A new report on worsening traffic congestion on U.S. roads reveals a pressing need for increased road building capacity in the nation’s fastest growing areas.

The Texas Transportation Institute’s 2005 Urban Mobility Report, which measured traffic congestion trends from 1982 to 2003, warns the increasing snarl of automobiles on the nation’s roadways is costing Americans more than $63.1 billion a year in hours spent delayed in traffic and wasted gallons of fuel from idling engines.

“It speaks to the need for public transportation and more roads, predominately in growing areas,” said the study’s author Tim Lomax, a research engineer with TTI.

Lomax said the difficulty in addressing the problem of traffic congestion is its fractured nature. “There is no single solution that can reverse the growth in congestion,” he said.

The study’s release also comes at a time when the U.S. Congress is considering legislation to re-authorize funding for transportation programs and other projects. The House-approved version of the six-year bill includes a program on congestion relief. Senate debate is scheduled for this week.

Building additional road capacity is one of the study’s chief action recommendations. According to the study, the growth in facilities has to be at a rate slightly greater than travel growth in order to maintain constant travel times if additional roads are the only solution used to address mobility concerns.

Pete Ruane, president of the American Road & Transportation Builders Association, said it’s no mystery traffic congestion has become a pressing issue for American drivers. He said the government’s transportation funding has not kept pace with the nation’s growing population.

Lomax said his study suggests building roads shouldn’t be the only solution to the problem.
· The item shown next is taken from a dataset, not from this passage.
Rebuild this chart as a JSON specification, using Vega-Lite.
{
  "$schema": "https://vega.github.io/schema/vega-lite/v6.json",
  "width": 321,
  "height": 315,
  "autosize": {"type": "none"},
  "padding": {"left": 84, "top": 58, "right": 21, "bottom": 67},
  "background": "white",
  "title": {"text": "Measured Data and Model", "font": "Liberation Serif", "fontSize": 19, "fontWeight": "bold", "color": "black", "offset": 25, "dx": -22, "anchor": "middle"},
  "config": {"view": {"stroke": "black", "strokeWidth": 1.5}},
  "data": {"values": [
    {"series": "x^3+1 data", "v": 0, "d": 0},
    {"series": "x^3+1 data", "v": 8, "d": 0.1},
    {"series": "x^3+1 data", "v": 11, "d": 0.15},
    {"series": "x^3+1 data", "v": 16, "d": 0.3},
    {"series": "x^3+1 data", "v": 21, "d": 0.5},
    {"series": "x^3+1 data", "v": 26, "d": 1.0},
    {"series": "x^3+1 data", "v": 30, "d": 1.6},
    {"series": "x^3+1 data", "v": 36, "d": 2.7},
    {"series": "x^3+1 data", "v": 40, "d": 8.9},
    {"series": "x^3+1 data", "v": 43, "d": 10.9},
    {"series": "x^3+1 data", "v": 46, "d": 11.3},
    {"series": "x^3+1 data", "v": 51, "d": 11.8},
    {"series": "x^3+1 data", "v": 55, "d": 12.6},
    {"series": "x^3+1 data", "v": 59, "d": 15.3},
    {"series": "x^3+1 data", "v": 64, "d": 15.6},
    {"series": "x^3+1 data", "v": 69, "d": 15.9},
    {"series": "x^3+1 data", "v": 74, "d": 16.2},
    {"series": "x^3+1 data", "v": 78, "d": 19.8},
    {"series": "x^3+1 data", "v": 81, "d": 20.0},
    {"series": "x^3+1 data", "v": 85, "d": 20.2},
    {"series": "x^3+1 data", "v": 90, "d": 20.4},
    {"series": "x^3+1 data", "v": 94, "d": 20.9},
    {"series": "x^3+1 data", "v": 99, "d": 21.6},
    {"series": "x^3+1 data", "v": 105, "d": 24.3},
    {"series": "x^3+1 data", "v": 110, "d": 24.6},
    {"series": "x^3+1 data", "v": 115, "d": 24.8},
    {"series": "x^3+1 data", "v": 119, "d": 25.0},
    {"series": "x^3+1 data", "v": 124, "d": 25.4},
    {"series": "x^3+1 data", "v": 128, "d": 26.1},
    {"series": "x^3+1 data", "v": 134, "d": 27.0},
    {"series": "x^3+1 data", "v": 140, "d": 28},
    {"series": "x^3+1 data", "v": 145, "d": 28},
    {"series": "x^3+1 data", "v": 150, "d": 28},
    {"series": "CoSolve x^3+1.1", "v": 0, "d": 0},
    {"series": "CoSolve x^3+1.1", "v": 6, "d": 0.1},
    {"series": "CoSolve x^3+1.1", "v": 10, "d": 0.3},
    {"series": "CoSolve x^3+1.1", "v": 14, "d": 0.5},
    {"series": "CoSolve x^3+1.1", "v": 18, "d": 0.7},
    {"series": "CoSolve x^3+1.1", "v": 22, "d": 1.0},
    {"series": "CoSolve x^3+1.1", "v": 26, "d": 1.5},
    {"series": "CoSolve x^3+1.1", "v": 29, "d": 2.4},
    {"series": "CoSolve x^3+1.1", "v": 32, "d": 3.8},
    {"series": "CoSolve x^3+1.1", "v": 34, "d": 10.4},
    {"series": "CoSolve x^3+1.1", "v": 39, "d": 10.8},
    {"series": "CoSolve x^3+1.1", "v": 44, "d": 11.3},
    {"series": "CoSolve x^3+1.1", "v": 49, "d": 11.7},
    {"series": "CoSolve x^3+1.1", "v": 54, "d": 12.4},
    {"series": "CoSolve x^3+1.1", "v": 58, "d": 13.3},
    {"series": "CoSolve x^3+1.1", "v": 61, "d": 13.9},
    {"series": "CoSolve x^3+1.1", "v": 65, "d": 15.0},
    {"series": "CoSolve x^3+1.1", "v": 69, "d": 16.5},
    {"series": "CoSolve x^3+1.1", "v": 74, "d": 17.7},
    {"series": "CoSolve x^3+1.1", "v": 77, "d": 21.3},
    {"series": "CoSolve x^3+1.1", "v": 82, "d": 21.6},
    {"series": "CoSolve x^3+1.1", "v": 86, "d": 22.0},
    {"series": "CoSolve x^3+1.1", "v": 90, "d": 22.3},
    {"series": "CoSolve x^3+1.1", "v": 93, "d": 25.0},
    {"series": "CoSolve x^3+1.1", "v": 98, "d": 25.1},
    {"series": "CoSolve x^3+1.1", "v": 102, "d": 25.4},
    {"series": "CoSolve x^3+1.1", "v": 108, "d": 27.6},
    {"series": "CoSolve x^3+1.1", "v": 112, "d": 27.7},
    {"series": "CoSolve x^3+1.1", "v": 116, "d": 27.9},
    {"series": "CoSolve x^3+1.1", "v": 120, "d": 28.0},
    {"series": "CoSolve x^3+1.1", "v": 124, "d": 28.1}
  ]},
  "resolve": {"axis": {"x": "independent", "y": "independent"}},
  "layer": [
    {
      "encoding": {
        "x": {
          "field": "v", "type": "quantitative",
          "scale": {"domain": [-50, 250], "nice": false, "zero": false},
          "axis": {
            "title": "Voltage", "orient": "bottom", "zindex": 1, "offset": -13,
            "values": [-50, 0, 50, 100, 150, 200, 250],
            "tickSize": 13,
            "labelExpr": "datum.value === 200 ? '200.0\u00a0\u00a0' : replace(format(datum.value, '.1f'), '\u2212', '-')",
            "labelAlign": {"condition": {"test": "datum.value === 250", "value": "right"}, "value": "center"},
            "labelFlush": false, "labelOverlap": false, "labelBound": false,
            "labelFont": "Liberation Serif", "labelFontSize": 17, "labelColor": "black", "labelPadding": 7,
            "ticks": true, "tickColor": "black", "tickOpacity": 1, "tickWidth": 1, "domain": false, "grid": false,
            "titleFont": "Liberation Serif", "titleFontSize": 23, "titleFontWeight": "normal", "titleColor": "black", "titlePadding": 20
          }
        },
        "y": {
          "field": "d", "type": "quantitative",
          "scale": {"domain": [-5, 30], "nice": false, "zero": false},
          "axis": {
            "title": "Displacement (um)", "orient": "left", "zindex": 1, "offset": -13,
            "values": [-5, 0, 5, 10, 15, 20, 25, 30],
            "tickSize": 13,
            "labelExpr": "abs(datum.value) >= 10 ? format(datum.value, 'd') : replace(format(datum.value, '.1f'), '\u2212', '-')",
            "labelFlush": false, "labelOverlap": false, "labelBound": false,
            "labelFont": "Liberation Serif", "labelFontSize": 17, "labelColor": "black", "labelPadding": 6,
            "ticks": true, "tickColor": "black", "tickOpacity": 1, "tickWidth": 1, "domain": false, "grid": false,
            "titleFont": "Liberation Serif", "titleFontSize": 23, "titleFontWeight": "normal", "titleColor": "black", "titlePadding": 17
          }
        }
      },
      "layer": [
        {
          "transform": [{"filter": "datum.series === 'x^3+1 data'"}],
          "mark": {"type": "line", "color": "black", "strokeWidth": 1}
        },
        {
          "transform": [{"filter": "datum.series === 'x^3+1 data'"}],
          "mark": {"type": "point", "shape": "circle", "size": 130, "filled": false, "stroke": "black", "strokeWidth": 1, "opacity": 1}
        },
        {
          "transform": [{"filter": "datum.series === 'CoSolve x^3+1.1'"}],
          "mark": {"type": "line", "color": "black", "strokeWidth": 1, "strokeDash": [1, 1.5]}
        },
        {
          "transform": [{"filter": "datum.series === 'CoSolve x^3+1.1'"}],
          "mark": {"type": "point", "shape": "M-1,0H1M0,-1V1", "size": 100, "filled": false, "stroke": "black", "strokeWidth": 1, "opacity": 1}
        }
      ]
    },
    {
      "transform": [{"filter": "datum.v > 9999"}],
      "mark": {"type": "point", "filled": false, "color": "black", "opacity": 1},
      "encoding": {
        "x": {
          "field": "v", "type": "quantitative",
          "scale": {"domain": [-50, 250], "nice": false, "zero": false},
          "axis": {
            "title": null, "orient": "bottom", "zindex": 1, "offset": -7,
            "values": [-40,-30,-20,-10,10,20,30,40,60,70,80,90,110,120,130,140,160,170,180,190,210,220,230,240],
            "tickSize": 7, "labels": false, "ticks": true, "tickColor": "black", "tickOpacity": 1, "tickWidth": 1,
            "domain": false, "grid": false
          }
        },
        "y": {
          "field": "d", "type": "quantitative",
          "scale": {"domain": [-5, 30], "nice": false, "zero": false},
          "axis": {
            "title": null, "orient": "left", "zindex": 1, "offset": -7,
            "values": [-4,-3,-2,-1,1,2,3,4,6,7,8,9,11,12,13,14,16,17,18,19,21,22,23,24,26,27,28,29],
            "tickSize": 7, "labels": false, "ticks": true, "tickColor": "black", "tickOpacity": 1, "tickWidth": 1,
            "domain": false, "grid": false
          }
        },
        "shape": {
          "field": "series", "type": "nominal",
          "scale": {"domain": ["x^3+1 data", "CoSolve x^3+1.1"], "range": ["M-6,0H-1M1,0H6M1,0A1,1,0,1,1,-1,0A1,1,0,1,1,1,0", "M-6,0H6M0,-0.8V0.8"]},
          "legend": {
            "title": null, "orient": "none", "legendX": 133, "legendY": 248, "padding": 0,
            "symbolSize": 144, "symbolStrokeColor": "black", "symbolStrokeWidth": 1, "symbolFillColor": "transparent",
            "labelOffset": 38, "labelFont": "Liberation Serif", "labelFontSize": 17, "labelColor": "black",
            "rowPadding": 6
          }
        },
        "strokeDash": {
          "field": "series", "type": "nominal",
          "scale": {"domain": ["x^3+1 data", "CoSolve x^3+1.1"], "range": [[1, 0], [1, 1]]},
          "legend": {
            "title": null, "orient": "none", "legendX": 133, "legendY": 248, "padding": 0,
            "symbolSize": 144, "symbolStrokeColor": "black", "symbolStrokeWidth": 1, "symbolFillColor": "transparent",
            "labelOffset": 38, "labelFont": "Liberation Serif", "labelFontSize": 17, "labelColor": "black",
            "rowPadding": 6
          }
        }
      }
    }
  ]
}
Greater use of public transportation, additional high occupancy lanes and other tactics could also be used – to an extent.

The study warns large urban areas are expected to be crowded, but that it shouldn’t be an “all-day event.” What the study accomplishes is getting the issue on the discussion table, Lomax said.

“There is a recognition that there are some programs that we can agree on,” he said.

Some of the study’s notable findings:

  • Annual delay per peak period traveler (rush hour) has grown from 16 hours annually to 47 hours since 1982.
  • The number of urban areas with more than 20 hours of annual delay per peak traveler has grown from only five in 1982 to 51 in 2003.
  • Total amount of delay reached 3.7 billion hours in 2003.